- YOUR OBJECTIVE:
Please write out the lines of the data exactly, beginning with the first and ending with the line containing "const um1: Pt[]"; leave the pictures behind.

::: DATASET EXCERPT

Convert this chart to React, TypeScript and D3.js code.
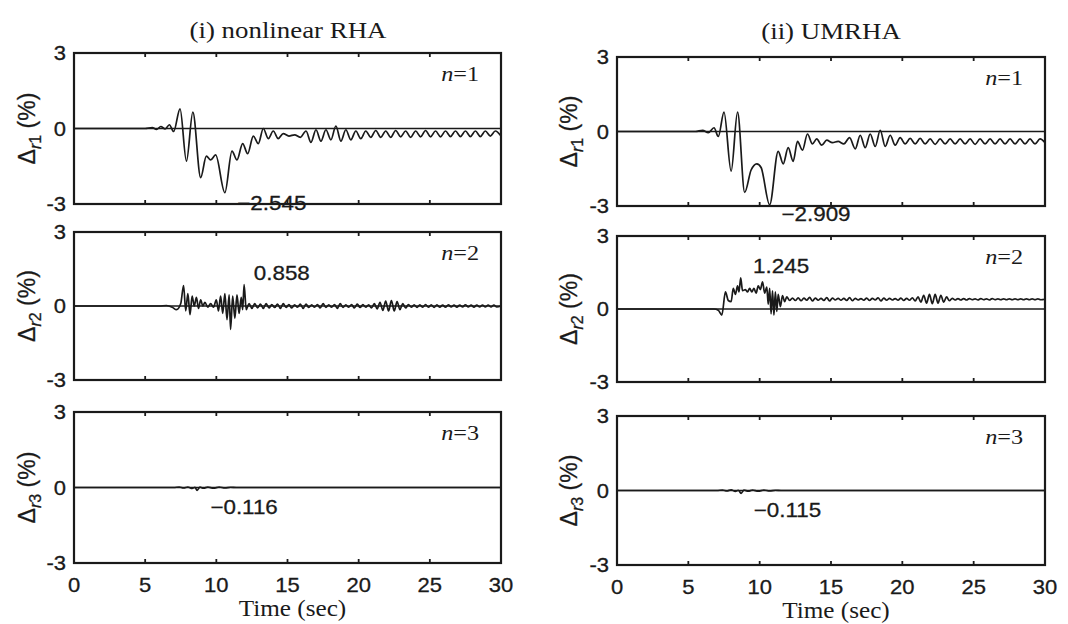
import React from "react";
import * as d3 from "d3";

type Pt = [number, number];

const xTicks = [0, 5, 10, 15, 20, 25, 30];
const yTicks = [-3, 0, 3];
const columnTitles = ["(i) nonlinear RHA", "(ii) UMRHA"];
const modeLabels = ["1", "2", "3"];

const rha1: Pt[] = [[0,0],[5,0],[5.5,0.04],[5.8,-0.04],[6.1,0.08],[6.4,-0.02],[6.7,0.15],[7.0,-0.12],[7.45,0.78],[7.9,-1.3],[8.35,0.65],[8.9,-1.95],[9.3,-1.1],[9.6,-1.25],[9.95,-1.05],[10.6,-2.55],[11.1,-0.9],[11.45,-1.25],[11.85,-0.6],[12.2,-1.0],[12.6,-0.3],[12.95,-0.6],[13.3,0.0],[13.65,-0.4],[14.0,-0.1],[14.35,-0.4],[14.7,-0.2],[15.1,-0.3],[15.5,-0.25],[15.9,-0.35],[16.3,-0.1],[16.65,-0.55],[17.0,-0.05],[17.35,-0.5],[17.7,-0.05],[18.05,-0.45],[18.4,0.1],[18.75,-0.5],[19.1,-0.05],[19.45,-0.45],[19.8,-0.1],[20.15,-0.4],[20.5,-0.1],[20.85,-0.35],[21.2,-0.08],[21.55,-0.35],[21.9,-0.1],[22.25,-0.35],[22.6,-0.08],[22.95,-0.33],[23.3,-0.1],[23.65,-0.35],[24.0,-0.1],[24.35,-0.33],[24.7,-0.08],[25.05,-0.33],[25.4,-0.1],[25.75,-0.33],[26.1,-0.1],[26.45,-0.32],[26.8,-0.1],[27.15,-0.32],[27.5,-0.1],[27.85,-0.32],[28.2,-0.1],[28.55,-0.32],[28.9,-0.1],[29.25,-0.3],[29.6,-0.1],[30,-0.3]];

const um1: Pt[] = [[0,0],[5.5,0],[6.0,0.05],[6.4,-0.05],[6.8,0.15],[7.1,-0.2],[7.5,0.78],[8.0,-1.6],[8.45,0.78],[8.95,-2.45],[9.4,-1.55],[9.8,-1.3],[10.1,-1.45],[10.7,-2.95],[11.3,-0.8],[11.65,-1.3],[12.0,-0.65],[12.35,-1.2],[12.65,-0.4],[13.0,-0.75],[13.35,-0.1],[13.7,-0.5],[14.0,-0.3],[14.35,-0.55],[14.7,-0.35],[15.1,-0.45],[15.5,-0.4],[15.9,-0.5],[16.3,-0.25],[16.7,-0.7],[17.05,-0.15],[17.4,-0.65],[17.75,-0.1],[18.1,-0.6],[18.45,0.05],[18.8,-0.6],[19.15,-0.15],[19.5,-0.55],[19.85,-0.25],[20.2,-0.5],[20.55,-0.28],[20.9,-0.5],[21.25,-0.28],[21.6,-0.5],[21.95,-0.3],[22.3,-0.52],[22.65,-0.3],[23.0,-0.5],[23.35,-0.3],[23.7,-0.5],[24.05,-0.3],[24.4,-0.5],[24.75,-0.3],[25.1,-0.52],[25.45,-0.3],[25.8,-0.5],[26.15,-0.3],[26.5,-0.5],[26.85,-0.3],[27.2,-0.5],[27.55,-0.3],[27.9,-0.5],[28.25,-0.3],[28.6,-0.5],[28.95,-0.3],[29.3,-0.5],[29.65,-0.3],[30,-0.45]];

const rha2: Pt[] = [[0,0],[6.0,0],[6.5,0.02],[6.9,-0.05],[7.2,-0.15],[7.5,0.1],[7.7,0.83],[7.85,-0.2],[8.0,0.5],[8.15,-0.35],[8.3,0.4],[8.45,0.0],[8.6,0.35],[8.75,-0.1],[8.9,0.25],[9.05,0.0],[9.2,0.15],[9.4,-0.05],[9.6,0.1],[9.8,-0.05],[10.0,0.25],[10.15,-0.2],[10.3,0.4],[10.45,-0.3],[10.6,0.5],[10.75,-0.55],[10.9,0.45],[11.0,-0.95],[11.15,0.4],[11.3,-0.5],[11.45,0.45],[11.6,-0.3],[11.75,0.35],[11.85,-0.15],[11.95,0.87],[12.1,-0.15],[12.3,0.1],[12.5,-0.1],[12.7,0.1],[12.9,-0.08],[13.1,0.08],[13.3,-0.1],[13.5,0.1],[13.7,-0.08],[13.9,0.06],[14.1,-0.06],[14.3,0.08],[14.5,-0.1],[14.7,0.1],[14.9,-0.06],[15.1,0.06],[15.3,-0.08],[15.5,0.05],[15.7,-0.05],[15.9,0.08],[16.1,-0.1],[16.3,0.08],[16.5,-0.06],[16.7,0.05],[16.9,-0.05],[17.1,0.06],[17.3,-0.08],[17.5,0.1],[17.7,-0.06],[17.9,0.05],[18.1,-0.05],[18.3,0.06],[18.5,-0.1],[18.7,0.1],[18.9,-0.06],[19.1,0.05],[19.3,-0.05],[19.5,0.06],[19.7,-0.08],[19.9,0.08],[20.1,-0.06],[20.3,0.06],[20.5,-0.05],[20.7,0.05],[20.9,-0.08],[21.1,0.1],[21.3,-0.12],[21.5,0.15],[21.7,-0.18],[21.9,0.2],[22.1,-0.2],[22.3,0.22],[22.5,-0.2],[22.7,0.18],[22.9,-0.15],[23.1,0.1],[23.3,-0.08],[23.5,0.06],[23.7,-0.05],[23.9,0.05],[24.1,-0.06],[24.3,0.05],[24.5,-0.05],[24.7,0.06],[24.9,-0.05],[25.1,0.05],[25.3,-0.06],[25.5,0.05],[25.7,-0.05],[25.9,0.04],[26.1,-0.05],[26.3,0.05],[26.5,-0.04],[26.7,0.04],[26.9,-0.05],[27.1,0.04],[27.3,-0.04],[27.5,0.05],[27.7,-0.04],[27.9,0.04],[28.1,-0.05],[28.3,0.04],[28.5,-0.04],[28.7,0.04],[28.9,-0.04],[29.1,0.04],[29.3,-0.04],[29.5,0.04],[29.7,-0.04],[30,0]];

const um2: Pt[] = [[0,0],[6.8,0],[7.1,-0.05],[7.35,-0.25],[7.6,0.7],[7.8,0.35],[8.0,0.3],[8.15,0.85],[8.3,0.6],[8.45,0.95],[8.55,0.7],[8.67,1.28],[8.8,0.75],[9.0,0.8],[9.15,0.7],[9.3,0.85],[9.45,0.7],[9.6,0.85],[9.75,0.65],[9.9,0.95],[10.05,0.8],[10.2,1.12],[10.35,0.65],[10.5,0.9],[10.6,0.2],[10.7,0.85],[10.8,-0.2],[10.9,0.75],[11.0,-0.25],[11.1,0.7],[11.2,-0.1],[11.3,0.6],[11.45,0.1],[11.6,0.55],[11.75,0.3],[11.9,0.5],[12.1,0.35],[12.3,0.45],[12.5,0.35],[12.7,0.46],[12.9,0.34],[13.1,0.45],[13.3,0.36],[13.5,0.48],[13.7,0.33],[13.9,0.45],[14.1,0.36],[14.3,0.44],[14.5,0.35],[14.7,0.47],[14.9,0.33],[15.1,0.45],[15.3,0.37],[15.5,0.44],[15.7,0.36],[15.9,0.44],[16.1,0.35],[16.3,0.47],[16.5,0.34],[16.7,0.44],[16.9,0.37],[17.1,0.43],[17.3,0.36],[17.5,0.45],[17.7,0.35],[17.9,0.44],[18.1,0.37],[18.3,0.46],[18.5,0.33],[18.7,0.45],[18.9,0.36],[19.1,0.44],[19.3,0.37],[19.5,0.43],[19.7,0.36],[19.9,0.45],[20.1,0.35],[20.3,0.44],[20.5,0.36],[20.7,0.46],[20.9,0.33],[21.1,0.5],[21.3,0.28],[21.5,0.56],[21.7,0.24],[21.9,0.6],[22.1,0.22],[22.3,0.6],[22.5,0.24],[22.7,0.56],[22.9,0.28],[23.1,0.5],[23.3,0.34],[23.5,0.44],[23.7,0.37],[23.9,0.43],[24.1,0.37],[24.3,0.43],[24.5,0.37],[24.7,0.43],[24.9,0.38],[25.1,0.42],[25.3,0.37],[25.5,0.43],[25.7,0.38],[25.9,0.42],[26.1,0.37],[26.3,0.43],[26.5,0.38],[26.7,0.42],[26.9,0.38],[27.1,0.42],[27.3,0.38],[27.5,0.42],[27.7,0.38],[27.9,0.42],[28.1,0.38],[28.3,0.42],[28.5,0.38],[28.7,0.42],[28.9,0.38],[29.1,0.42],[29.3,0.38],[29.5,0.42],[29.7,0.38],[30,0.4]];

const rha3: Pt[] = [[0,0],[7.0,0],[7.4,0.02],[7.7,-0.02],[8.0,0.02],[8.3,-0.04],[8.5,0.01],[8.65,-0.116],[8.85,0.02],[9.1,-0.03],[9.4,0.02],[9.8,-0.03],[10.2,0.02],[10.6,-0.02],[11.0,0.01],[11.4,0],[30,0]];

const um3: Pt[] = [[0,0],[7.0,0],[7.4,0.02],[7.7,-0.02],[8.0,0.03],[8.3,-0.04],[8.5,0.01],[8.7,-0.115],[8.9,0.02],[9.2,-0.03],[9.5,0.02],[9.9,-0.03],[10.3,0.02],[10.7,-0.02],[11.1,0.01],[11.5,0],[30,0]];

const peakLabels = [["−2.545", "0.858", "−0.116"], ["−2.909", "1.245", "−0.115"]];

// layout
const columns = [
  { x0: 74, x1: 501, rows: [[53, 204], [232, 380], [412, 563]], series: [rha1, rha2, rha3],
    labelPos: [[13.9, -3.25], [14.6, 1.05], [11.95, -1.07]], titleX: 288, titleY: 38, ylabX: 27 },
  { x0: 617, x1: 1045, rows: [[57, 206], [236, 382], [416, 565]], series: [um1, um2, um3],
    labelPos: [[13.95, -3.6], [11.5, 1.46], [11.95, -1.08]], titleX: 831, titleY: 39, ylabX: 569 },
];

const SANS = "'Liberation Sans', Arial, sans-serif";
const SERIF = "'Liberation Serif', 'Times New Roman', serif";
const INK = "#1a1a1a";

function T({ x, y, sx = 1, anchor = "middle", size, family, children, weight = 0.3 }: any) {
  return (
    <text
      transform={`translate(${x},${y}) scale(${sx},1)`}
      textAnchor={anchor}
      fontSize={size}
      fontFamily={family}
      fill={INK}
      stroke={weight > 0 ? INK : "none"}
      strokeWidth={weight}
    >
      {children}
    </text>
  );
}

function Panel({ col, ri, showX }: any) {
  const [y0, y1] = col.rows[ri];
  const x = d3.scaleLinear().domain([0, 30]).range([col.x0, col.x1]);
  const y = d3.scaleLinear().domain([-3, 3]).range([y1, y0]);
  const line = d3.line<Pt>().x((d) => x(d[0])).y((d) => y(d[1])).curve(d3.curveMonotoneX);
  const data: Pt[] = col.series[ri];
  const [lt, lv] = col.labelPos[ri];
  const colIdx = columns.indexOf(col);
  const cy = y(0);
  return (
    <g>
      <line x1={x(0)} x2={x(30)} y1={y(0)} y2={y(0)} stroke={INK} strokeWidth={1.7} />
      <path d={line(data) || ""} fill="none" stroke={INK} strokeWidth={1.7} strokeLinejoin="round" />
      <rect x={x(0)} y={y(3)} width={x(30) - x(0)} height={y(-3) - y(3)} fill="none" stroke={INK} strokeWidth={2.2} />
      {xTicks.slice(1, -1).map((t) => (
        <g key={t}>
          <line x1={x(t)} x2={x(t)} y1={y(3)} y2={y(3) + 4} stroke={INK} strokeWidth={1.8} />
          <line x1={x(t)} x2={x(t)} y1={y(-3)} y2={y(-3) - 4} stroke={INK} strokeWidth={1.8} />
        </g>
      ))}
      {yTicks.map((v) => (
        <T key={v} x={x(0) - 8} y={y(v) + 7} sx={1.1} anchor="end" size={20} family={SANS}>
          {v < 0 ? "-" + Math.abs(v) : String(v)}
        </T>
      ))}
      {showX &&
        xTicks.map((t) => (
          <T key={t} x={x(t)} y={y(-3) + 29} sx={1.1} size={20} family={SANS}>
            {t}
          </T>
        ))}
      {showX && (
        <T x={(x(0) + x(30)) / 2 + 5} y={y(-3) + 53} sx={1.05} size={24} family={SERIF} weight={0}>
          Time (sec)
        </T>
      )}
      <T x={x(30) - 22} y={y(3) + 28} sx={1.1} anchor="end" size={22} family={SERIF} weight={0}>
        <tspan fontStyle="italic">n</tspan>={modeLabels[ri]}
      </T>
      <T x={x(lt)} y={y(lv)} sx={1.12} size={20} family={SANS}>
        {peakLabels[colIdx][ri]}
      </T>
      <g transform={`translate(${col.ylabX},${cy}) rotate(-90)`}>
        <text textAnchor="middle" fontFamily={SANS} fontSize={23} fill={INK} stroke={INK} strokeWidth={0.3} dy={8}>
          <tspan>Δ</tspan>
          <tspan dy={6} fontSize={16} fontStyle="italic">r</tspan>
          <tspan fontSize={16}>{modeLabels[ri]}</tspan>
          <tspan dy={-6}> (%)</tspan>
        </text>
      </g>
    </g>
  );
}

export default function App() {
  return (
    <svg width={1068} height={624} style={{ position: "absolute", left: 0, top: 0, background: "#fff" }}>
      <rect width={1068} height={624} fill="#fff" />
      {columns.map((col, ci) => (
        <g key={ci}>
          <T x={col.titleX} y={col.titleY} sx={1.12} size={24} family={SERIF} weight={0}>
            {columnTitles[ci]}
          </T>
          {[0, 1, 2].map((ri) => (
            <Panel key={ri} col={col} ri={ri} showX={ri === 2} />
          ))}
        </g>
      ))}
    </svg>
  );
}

::::::

- WRITTEN RESPONSE:
Convert this chart to React, TypeScript and D3.js code.
import React from "react";
import * as d3 from "d3";

type Pt = [number, number];

const xTicks = [0, 5, 10, 15, 20, 25, 30];
const yTicks = [-3, 0, 3];
const columnTitles = ["(i) nonlinear RHA", "(ii) UMRHA"];
const modeLabels = ["1", "2", "3"];

const rha1: Pt[] = [[0,0],[5,0],[5.5,0.04],[5.8,-0.04],[6.1,0.08],[6.4,-0.02],[6.7,0.15],[7.0,-0.12],[7.45,0.78],[7.9,-1.3],[8.35,0.65],[8.9,-1.95],[9.3,-1.1],[9.6,-1.25],[9.95,-1.05],[10.6,-2.55],[11.1,-0.9],[11.45,-1.25],[11.85,-0.6],[12.2,-1.0],[12.6,-0.3],[12.95,-0.6],[13.3,0.0],[13.65,-0.4],[14.0,-0.1],[14.35,-0.4],[14.7,-0.2],[15.1,-0.3],[15.5,-0.25],[15.9,-0.35],[16.3,-0.1],[16.65,-0.55],[17.0,-0.05],[17.35,-0.5],[17.7,-0.05],[18.05,-0.45],[18.4,0.1],[18.75,-0.5],[19.1,-0.05],[19.45,-0.45],[19.8,-0.1],[20.15,-0.4],[20.5,-0.1],[20.85,-0.35],[21.2,-0.08],[21.55,-0.35],[21.9,-0.1],[22.25,-0.35],[22.6,-0.08],[22.95,-0.33],[23.3,-0.1],[23.65,-0.35],[24.0,-0.1],[24.35,-0.33],[24.7,-0.08],[25.05,-0.33],[25.4,-0.1],[25.75,-0.33],[26.1,-0.1],[26.45,-0.32],[26.8,-0.1],[27.15,-0.32],[27.5,-0.1],[27.85,-0.32],[28.2,-0.1],[28.55,-0.32],[28.9,-0.1],[29.25,-0.3],[29.6,-0.1],[30,-0.3]];

const um1: Pt[] = [[0,0],[5.5,0],[6.0,0.05],[6.4,-0.05],[6.8,0.15],[7.1,-0.2],[7.5,0.78],[8.0,-1.6],[8.45,0.78],[8.95,-2.45],[9.4,-1.55],[9.8,-1.3],[10.1,-1.45],[10.7,-2.95],[11.3,-0.8],[11.65,-1.3],[12.0,-0.65],[12.35,-1.2],[12.65,-0.4],[13.0,-0.75],[13.35,-0.1],[13.7,-0.5],[14.0,-0.3],[14.35,-0.55],[14.7,-0.35],[15.1,-0.45],[15.5,-0.4],[15.9,-0.5],[16.3,-0.25],[16.7,-0.7],[17.05,-0.15],[17.4,-0.65],[17.75,-0.1],[18.1,-0.6],[18.45,0.05],[18.8,-0.6],[19.15,-0.15],[19.5,-0.55],[19.85,-0.25],[20.2,-0.5],[20.55,-0.28],[20.9,-0.5],[21.25,-0.28],[21.6,-0.5],[21.95,-0.3],[22.3,-0.52],[22.65,-0.3],[23.0,-0.5],[23.35,-0.3],[23.7,-0.5],[24.05,-0.3],[24.4,-0.5],[24.75,-0.3],[25.1,-0.52],[25.45,-0.3],[25.8,-0.5],[26.15,-0.3],[26.5,-0.5],[26.85,-0.3],[27.2,-0.5],[27.55,-0.3],[27.9,-0.5],[28.25,-0.3],[28.6,-0.5],[28.95,-0.3],[29.3,-0.5],[29.65,-0.3],[30,-0.45]];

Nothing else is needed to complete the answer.